* **What this task involves**
Print exactly the lines from the first one down to the line that contains "0, -0.03, 0, 0]", both included, and skip the pictures.
____
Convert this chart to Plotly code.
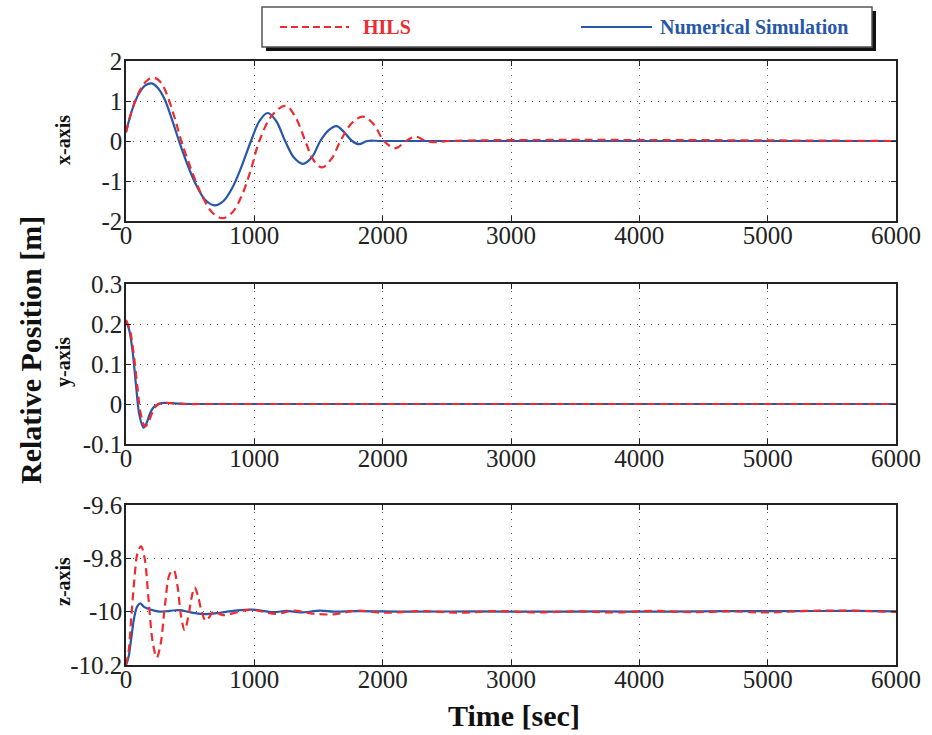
import plotly.graph_objects as go

W, H = 932, 735

# ---------------- data ----------------
# x-axis relative position [m]
x_num_t = [0, 50, 100, 150, 201, 250, 300, 360, 413, 480, 550, 620, 692, 760, 830, 900, 974, 1040, 1104,
           1170, 1240, 1310, 1379, 1450, 1514, 1580, 1640, 1700, 1762, 1815, 1880, 2000, 6000]
x_num_v = [0.22, 0.8, 1.18, 1.39, 1.44, 1.32, 1.05, 0.52, 0, -0.6, -1.12, -1.48, -1.61, -1.5, -1.16, -0.64,
           0, 0.5, 0.70, 0.5, 0, -0.42, -0.57, -0.4, 0, 0.27, 0.37, 0.22, 0, -0.08, 0, 0, 0]
x_hils_t = [0, 60, 120, 170, 222, 275, 320, 380, 431, 510, 590, 670, 752, 830, 900, 970, 1039, 1140, 1245,
            1320, 1397, 1460, 1527, 1600, 1671, 1760, 1846, 1930, 2010, 2102, 2180, 2258, 2337, 2428,
            2520, 6000]
x_hils_v = [0.22, 0.9, 1.33, 1.53, 1.58, 1.45, 1.15, 0.57, 0, -0.73, -1.35, -1.78, -1.93, -1.78, -1.38,
            -0.75, 0, 0.65, 0.88, 0.6, 0, -0.47, -0.66, -0.45, 0, 0.45, 0.61, 0.42, 0, -0.18, 0, 0.11,
            0, -0.03, 0, 0]

# y-axis relative position [m]
y_num_t = [0, 25, 52, 78, 104, 136, 160, 183, 210, 235, 270, 300, 360, 418, 500, 6000]
y_num_v = [0.207, 0.185, 0.13, 0.047, -0.027, -0.059, -0.048, -0.027, -0.01, -0.003, 0.002, 0.003,
           0.002, 0.001, 0, 0]
y_hils_t = [0, 30, 60, 88, 115, 149, 175, 200, 228, 255, 285, 320, 380, 450, 600, 6000]
y_hils_v = [0.21, 0.185, 0.125, 0.045, -0.025, -0.056, -0.045, -0.025, -0.008, 0.0, 0.003, 0.003,
            0.001, 0, 0, 0]

# z-axis relative position [m]
z_num_t = [0, 20, 39, 65, 88, 110, 140, 183, 261, 340, 418, 496, 600, 731, 850, 979, 1149, 1253, 1358,
           1514, 1619, 1800, 2200, 2700, 3200, 3700, 4200, 4700, 5200, 5700, 6000]
z_num_v = [-10.2, -10.17, -10.107, -10.019, -9.98, -9.969, -9.982, -9.991, -10.0, -9.997, -9.994, -10.002,
           -10.009, -10.004, -9.996, -9.992, -10.002, -9.997, -10.003, -9.996, -10.0, -9.998, -10.0,
           -9.999, -10.0, -9.999, -10.0, -9.998, -9.998, -9.997, -9.999]
z_hils_t = [0, 20, 40, 65, 90, 117, 145, 175, 210, 240, 270, 305, 340, 371, 400, 430, 457, 485, 510, 535,
            560, 590, 621, 650, 679, 757, 860, 966, 1175, 1300, 1450, 1619, 1800, 2000, 2300, 2600, 2900,
            3200, 3500, 3800, 4100, 4400, 4700, 5000, 5300, 5600, 6000]
z_hils_v = [-10.2, -10.15, -10.03, -9.88, -9.78, -9.755, -9.8, -9.95, -10.12, -10.172, -10.12, -9.97,
            -9.86, -9.845, -9.9, -10.02, -10.069, -10.02, -9.95, -9.909, -9.94, -10.0, -10.034, -10.02,
            -10.0, -10.013, -10.003, -9.993, -10.008, -9.996, -10.007, -10.01, -9.996, -10.004, -9.998,
            -10.004, -9.998, -10.003, -9.999, -10.003, -9.997, -10.002, -9.999, -10.003, -9.997, -9.996,
            -10.001]

time_ticks = [0, 1000, 2000, 3000, 4000, 5000, 6000]
time_labels = ["0", "1000", "2000", "3000", "4000", "5000", "6000"]
x_ticks = [-2, -1, 0, 1, 2]
x_labels = ["-2", "-1", "0", "1", "2"]
y_ticks = [-0.1, 0, 0.1, 0.2, 0.3]
y_labels = ["-0.1", "0", "0.1", "0.2", "0.3"]
z_ticks = [-10.2, -10.0, -9.8, -9.6]
z_labels = ["-10.2", "-10", "-9.8", "-9.6"]

series_names = ["HILS", "Numerical Simulation"]
panel_labels = ["x-axis", "y-axis", "z-axis"]

# ---------------- styling ----------------
RED = "#EE2B2E"
BLUE = "#2757A8"
FONT = "Liberation Serif"

def px(x):
    return x / W

def py(y):
    return 1 - y / H

fig = go.Figure()

panels = [
    (x_num_t, x_num_v, x_hils_t, x_hils_v),
    (y_num_t, y_num_v, y_hils_t, y_hils_v),
    (z_num_t, z_num_v, z_hils_t, z_hils_v),
]
for i, (nt, nv, ht, hv) in enumerate(panels):
    xa = "x" if i == 0 else f"x{i+1}"
    ya = "y" if i == 0 else f"y{i+1}"
    fig.add_trace(go.Scatter(x=nt, y=nv, mode="lines", name=series_names[1], xaxis=xa, yaxis=ya,
                             line=dict(color=BLUE, width=2.2, shape="spline", smoothing=1.0),
                             showlegend=False))
    fig.add_trace(go.Scatter(x=ht, y=hv, mode="lines", name=series_names[0], xaxis=xa, yaxis=ya,
                             line=dict(color=RED, width=2.2, dash="8px,5px", shape="spline", smoothing=1.0),
                             showlegend=False))

tick_font = dict(family=FONT, size=25, color="#222")
common_x = dict(range=[0, 6000], tickvals=time_ticks, ticktext=time_labels, tickfont=tick_font,
                showline=True, linecolor="#222", linewidth=1.5, mirror="ticks", ticks="inside",
                ticklen=5, tickcolor="#222", showgrid=True, gridcolor="#555", griddash="1px,6px",
                gridwidth=1, zeroline=False, domain=[px(126), px(896)], automargin=False,
                ticklabelstandoff=-9)
common_y = dict(tickfont=tick_font, showline=True, linecolor="#222", linewidth=1.5, mirror="ticks",
                ticks="inside", ticklen=5, tickcolor="#222", showgrid=True, gridcolor="#555",
                griddash="1px,6px", gridwidth=1, zeroline=False, automargin=False,
                ticklabelstandoff=-3)

tops = [61, 284, 505]
bots = [221, 444, 665]
yspecs = [([-2, 2], x_ticks, x_labels), ([-0.1, 0.3], y_ticks, y_labels), ([-10.2, -9.6], z_ticks, z_labels)]
layout_axes = {}
for i in range(3):
    xn = "xaxis" if i == 0 else f"xaxis{i+1}"
    yn = "yaxis" if i == 0 else f"yaxis{i+1}"
    layout_axes[xn] = dict(common_x, anchor="y" if i == 0 else f"y{i+1}")
    r, tv, tt = yspecs[i]
    layout_axes[yn] = dict(common_y, range=r, tickvals=tv, ticktext=tt,
                           domain=[py(bots[i]), py(tops[i])],
                           anchor="x" if i == 0 else f"x{i+1}")

fig.update_layout(**layout_axes)

annotations = [
    dict(text="<b>Time [sec]</b>", x=px(514), y=py(715), xref="paper", yref="paper", showarrow=False,
         font=dict(family=FONT, size=30, color="#111"), xanchor="center", yanchor="middle"),
    dict(text="<b>Relative Position [m]</b>", x=px(30), y=py(350), xref="paper", yref="paper",
         showarrow=False, textangle=-90, font=dict(family=FONT, size=30, color="#111"),
         xanchor="center", yanchor="middle"),
]
for lab, yc in zip(panel_labels, [140, 362, 582]):
    annotations.append(dict(text=f"<b>{lab}</b>", x=px(63), y=py(yc), xref="paper", yref="paper",
                            showarrow=False, textangle=-90, font=dict(family=FONT, size=20, color="#111"),
                            xanchor="center", yanchor="middle"))
# legend texts
annotations.append(dict(text=f"<b>{series_names[0]}</b>", x=px(361), y=py(27), xref="paper", yref="paper",
                        showarrow=False, font=dict(family=FONT, size=20, color=RED),
                        xanchor="left", yanchor="middle"))
annotations.append(dict(text=f"<b>{series_names[1]}</b>", x=px(658), y=py(27), xref="paper", yref="paper",
                        showarrow=False, font=dict(family=FONT, size=20, color=BLUE),
                        xanchor="left", yanchor="middle"))

shapes = [
    dict(type="rect", xref="paper", yref="paper", x0=px(266), x1=px(876), y0=py(51), y1=py(11),
         fillcolor="#111", line=dict(width=0), layer="above"),
    dict(type="rect", xref="paper", yref="paper", x0=px(262), x1=px(872), y0=py(47), y1=py(7),
         fillcolor="white", line=dict(color="#555", width=1.5), layer="above"),
    dict(type="line", xref="paper", yref="paper", x0=px(280), x1=px(349), y0=py(27), y1=py(27),
         line=dict(color=RED, width=2, dash="7px,4px"), layer="above"),
    dict(type="line", xref="paper", yref="paper", x0=px(581), x1=px(652), y0=py(27), y1=py(27),
         line=dict(color=BLUE, width=2), layer="above"),
]

fig.update_layout(width=W, height=H, margin=dict(l=0, r=0, t=0, b=0, autoexpand=False),
                  paper_bgcolor="white", plot_bgcolor="white", annotations=annotations, shapes=shapes,
                  showlegend=False)

fig.write_html("out.html", config={"displayModeBar": False},
               post_script="document.body.style.margin='0';document.body.style.overflow='hidden';")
____
* **Result**
Convert this chart to Plotly code.
import plotly.graph_objects as go

W, H = 932, 735

# ---------------- data ----------------
# x-axis relative position [m]
x_num_t = [0, 50, 100, 150, 201, 250, 300, 360, 413, 480, 550, 620, 692, 760, 830, 900, 974, 1040, 1104,
           1170, 1240, 1310, 1379, 1450, 1514, 1580, 1640, 1700, 1762, 1815, 1880, 2000, 6000]
x_num_v = [0.22, 0.8, 1.18, 1.39, 1.44, 1.32, 1.05, 0.52, 0, -0.6, -1.12, -1.48, -1.61, -1.5, -1.16, -0.64,
           0, 0.5, 0.70, 0.5, 0, -0.42, -0.57, -0.4, 0, 0.27, 0.37, 0.22, 0, -0.08, 0, 0, 0]
x_hils_t = [0, 60, 120, 170, 222, 275, 320, 380, 431, 510, 590, 670, 752, 830, 900, 970, 1039, 1140, 1245,
            1320, 1397, 1460, 1527, 1600, 1671, 1760, 1846, 1930, 2010, 2102, 2180, 2258, 2337, 2428,
            2520, 6000]
x_hils_v = [0.22, 0.9, 1.33, 1.53, 1.58, 1.45, 1.15, 0.57, 0, -0.73, -1.35, -1.78, -1.93, -1.78, -1.38,
            -0.75, 0, 0.65, 0.88, 0.6, 0, -0.47, -0.66, -0.45, 0, 0.45, 0.61, 0.42, 0, -0.18, 0, 0.11,
            0, -0.03, 0, 0]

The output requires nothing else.